Maka pengangkatan Sutiyoso menjadi salah satu tonggak menyembuhkan luka lama – dan pertanyaan PDIP juga hanya formalitas untuk membahagiakan pegiat tukang teriak di DPR. Sutiyoso menjadi ujung tombak perubahan menuju upaya stabilitas politik dan menghindari politik gaduh yang dibangun oleh trio kweek-kweek Fahri Hamzah, Fadli Zon dan Bambang Soesatyo serta bonus Effendi Simbolon.
Jadi, pertanyaan PDIP sebenarnya tak ada kaitannya dengan Megawati. Hanya orang-orang sekeliling Megawati saja – yang meminta tambahan kursi namun dibantah oleh Pramono Anung sebagai bukan sikap resmi PDIP, jadi hanya keinginan oknum PDIP seperti Ahmad Basarah. Megawati pun memahami bahwa pengangkatan Sutiyoso sebagai kepala BIN telah dikonsultasikan dan didukung oleh Kepala BIN Marciano Norman dan mantan Kepala BIN Om Hendropriyono, dan tentu Panglima TNI Jenderal Moeldoko.

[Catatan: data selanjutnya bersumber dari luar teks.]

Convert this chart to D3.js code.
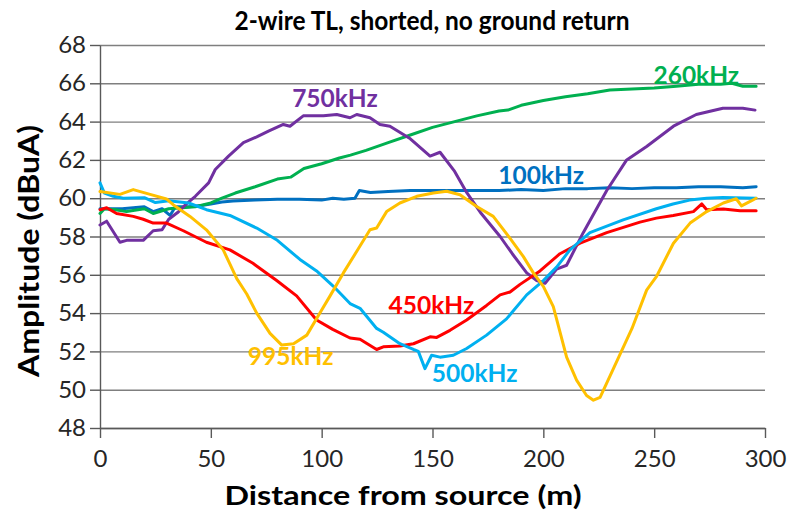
<!DOCTYPE html>
<html><head><meta charset="utf-8">
<script src="https://cdn.jsdelivr.net/npm/d3@7"></script>
<style>html,body{margin:0;padding:0;background:#fff;}svg{display:block;}</style>
</head><body>
<svg id="chart" width="792" height="514"></svg>
<script>
const titleText = "2-wire TL, shorted, no ground return";
const xTitle = "Distance from source (m)";
const yTitle = "Amplitude (dBuA)";
const xTicks = [0, 50, 100, 150, 200, 250, 300];
const yTicks = [48, 50, 52, 54, 56, 58, 60, 62, 64, 66, 68];

// 100kHz
const d100 = [0,5,10,15,20,24,28,31.6,34,40,45,50,55,60,70,80,90,100,105,110,115,117,122,130,140,150,160,170,180,190,200,210,220,230,240,250,260,270,280,290,296];
const v100 = [59.45,59.45,59.45,59.5,59.55,59.3,59.45,59.1,59.55,59.55,59.6,59.7,59.8,59.85,59.9,59.95,59.95,59.9,60.0,59.95,60.0,60.4,60.3,60.35,60.4,60.4,60.4,60.4,60.4,60.45,60.4,60.5,60.5,60.55,60.5,60.55,60.55,60.6,60.6,60.55,60.6];
// 260kHz
const d260 = [0,2,7,12,20,24,31,37,43,50,55,61,70,80,86,92,100,108,113,120,130,140,150,160,170,180,184,190,200,210,220,230,240,250,260,270,280,285,290,296];
const v260 = [59.2,59.45,59.4,59.3,59.45,59.2,59.45,59.5,59.55,59.75,60.0,60.27,60.6,61.0,61.1,61.55,61.8,62.1,62.25,62.5,62.9,63.3,63.7,64.0,64.3,64.55,64.6,64.85,65.1,65.3,65.45,65.65,65.7,65.75,65.85,65.95,65.95,66.0,65.85,65.85];
// 750kHz
const d750 = [0,3,9,12,19.5,24,28,31,35,39,43,49,52,58,64.7,70.7,76,82.7,85.7,91.7,100.8,106.8,112.8,115.8,121.8,126.3,130.8,140,148.9,153.4,160,165.4,172,180.5,186,192.5,197,200.8,206,210.5,218,228.6,237.6,246.6,258.7,269,281,290,295.5];
const v750 = [58.6,58.8,57.7,57.8,57.8,58.3,58.35,58.9,59.25,59.7,60.1,60.8,61.5,62.2,62.9,63.2,63.5,63.85,63.76,64.3,64.3,64.37,64.2,64.37,64.2,63.85,63.76,63.1,62.2,62.4,61.4,60.3,59.2,58.0,57.1,56.1,55.7,55.56,56.3,56.5,58.2,60.4,62.0,62.7,63.76,64.37,64.7,64.7,64.6];
// 450kHz
const d450 = [0,3,7.5,15,19.5,24,30,37.6,48,58.6,69,79.7,88.7,97.7,105,112.8,117.3,124.8,127.8,135.3,141.4,148.9,151.9,157.9,165.4,174.4,180.5,185,189.5,198.5,207.5,216.6,228.6,243.6,251,258.6,267.7,271.5,273.7,281.2,288.7,296];
const v450 = [59.4,59.5,59.2,59.05,58.9,58.7,58.7,58.3,57.7,57.3,56.6,55.7,54.9,53.64,53.15,52.7,52.63,52.1,52.24,52.28,52.4,52.76,52.73,53.1,53.64,54.4,54.95,55.1,55.5,56.2,57.1,57.65,58.2,58.75,58.96,59.1,59.3,59.7,59.4,59.43,59.35,59.35];
// 500kHz
const d500 = [0,2,6,10.5,20,25,31,40,48,58.6,70.7,80,90.2,97.7,105.3,112.8,117.3,124.8,127.8,135.3,141.4,143.6,146.6,149.6,153.4,159.4,165.4,174.4,183.4,192.5,200,206,212,221,236,251,258.5,266,273.7,281,296];
const v500 = [60.8,60.27,60.1,60.0,60.03,59.77,59.87,59.75,59.4,59.1,58.44,57.8,56.8,56.2,55.4,54.5,54.25,53.2,53.0,52.4,52.1,52.0,51.1,51.8,51.7,51.8,52.15,52.85,53.7,54.95,55.7,56.4,57.3,58.2,58.87,59.45,59.7,59.9,60.0,60.04,60.0];
// 995kHz
const d995 = [0,9,15,22.6,30,33,40.6,48,55.6,61.7,66.2,70.7,76.7,82,87.3,93.3,99.2,103.8,109.8,117.3,121.8,124.8,129.3,135.3,142.9,150.4,156.4,162.4,169.9,177.4,185,191,195.5,200,204.5,210.5,215,219.5,222.6,225.6,230,240,246.6,251,258.7,266.2,273.7,281.2,287,289.4,293.3,296];
const v995 = [60.35,60.2,60.45,60.2,59.96,59.66,59.05,58.35,57.3,55.8,55.0,54.0,52.94,52.33,52.4,52.85,54.0,54.9,56.1,57.5,58.35,58.44,59.3,59.75,60.1,60.27,60.36,60.18,59.57,59.05,57.9,56.95,56.1,55.4,54.34,51.7,50.5,49.7,49.45,49.6,50.7,53.2,55.2,55.9,57.65,58.7,59.3,59.75,59.97,59.6,59.83,60.0];

const seriesNames = ["100kHz","260kHz","750kHz","450kHz","500kHz","995kHz"];
const seriesX = [d100, d260, d750, d450, d500, d995];
const seriesY = [v100, v260, v750, v450, v500, v995];
const seriesColors = ["#0070C0","#00B050","#7030A0","#FF0000","#00B0F0","#FFC000"];
// label anchor positions in data units (distance, amplitude)
const labelX = [199, 269, 106, 149.5, 169, 86];
const labelY = [60.75, 65.95, 64.75, 53.95, 50.4, 51.3];

const svg = d3.select("#chart");
const font = "Lato, 'Open Sans', sans-serif";
const x = d3.scaleLinear().domain([0, 300]).range([100, 765]);
const y = d3.scaleLinear().domain([48, 68]).range([428, 45]);

// gridlines
svg.append("g").attr("transform", "translate(100,0)")
  .call(d3.axisLeft(y).tickValues(yTicks).tickSize(-665).tickFormat(""))
  .call(g => g.select(".domain").remove())
  .call(g => g.selectAll("line").attr("stroke", "#7f7f7f").attr("stroke-width", 1.4));

// y axis
svg.append("g").attr("transform", "translate(100,0)")
  .call(d3.axisLeft(y).tickValues(yTicks).tickSize(10).tickPadding(4).tickSizeOuter(0))
  .call(g => g.select(".domain").attr("stroke", "#595959").attr("stroke-width", 1.4))
  .call(g => g.selectAll("line").attr("stroke", "#595959").attr("stroke-width", 1.4))
  .call(g => g.selectAll("text").attr("font-family", font).attr("font-size", 24).attr("fill", "#262626"));

// x axis
svg.append("g").attr("transform", "translate(0,428)")
  .call(d3.axisBottom(x).tickValues(xTicks).tickSize(10).tickPadding(12).tickSizeOuter(0))
  .call(g => g.select(".domain").attr("stroke", "#595959").attr("stroke-width", 1.4))
  .call(g => g.selectAll("line").attr("stroke", "#595959").attr("stroke-width", 1.4))
  .call(g => g.selectAll("text").attr("font-family", font).attr("font-size", 24).attr("fill", "#262626"));

// lines
const line = d3.line().x(d => x(d[0])).y(d => y(d[1]));
seriesNames.forEach((name, i) => {
  const pts = seriesX[i].map((d, j) => [d, seriesY[i][j]]);
  svg.append("path").datum(pts)
    .attr("d", line)
    .attr("fill", "none")
    .attr("stroke", seriesColors[i])
    .attr("stroke-width", 3)
    .attr("stroke-linejoin", "round")
    .attr("stroke-linecap", "round");
});

// labels
seriesNames.forEach((name, i) => {
  svg.append("text")
    .attr("x", x(labelX[i])).attr("y", y(labelY[i]))
    .attr("text-anchor", "middle")
    .attr("font-family", font).attr("font-weight", "bold").attr("font-size", 24.5)
    .attr("fill", seriesColors[i])
    .text(name);
});

// title
svg.append("text").attr("x", 432).attr("y", 30)
  .attr("text-anchor", "middle")
  .attr("font-family", font).attr("font-weight", "bold").attr("font-size", 27)
  .attr("textLength", 395).attr("lengthAdjust", "spacingAndGlyphs")
  .attr("fill", "#000").text(titleText);

svg.append("text").attr("x", 403).attr("y", 505)
  .attr("text-anchor", "middle")
  .attr("font-family", font).attr("font-weight", "bold").attr("font-size", 27)
  .attr("textLength", 357).attr("lengthAdjust", "spacingAndGlyphs")
  .attr("fill", "#000").text(xTitle);

svg.append("text").attr("transform", "translate(39,251) rotate(-90)")
  .attr("text-anchor", "middle")
  .attr("font-family", font).attr("font-weight", "bold").attr("font-size", 28)
  .attr("textLength", 252).attr("lengthAdjust", "spacingAndGlyphs")
  .attr("fill", "#000").text(yTitle);
</script>
</body></html>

Untuk itu pertanyaan terkait pencalonan Sutiyoso oleh PDIP hanyalah peristiwa pesanan trio kweek-kweek yang tak berani berbicara langsung. Maka tepat sekali Presiden Jokowi mengangkat Kepala BIN Sutiyoso yang bermanfaat untuk membongkar birokrasi di DKI dan skala nasional.